NEW YORK — The Journeys Group once again fueled earnings growth at Genesco Inc. as its third quarter blasted estimates.
“I would say they’re a little better positioned than most going forward because they’re in a situation where kids are buying shoes instead of clothes,” said Sterne Agee analyst Sam Poser.
Mitch Kummetz, analyst at R.W. Baird & Co., agreed, noting, “Their target demo is looking to spend what they have to spend. What else is competing for their disposable income? It’s consumer electronics, fast food and entertainment. Teens are responding to the strong trends in footwear versus apparel where there is perhaps not as much newness.”
Speaking to analysts on a conference call last week, Genesco President, Chairman and CEO Robert Dennis said, “Schuh outperformed our internal projections during the third quarter. Total sales for the quarter were $78 million. We expect this will only get better.”
Despite the turmoil in Europe, the firm does not expect a significant impact on Schuh’s sales. James Gulmi, SVP and CFO, said, “It’s a challenging environment in the U.K., maybe a little more so right now in terms of consumer spending than it is here, but they are cleaning up their act as a country better than we are.”

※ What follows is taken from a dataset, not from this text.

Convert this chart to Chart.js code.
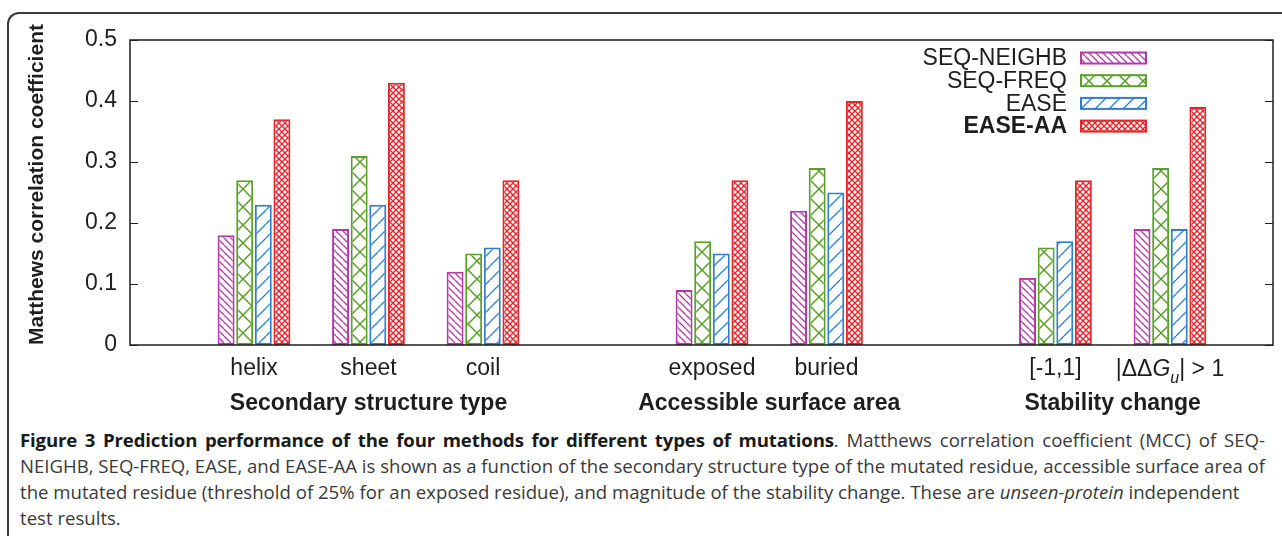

Genesco’s third-quarter net income surged 54 percent to $26.1 million, or $1.09 a share. Revenue increased 33 percent to $616.5 million, from $464.8 million, buoyed by a strong comparable-store sales increase of 12 percent, which was in turn driven by the Journeys Group’s comp increase of 15 percent.
Full-year EPS is expected to come in between $3.64 and $3.69, which represents a 47 percent to 49 percent increase over last year.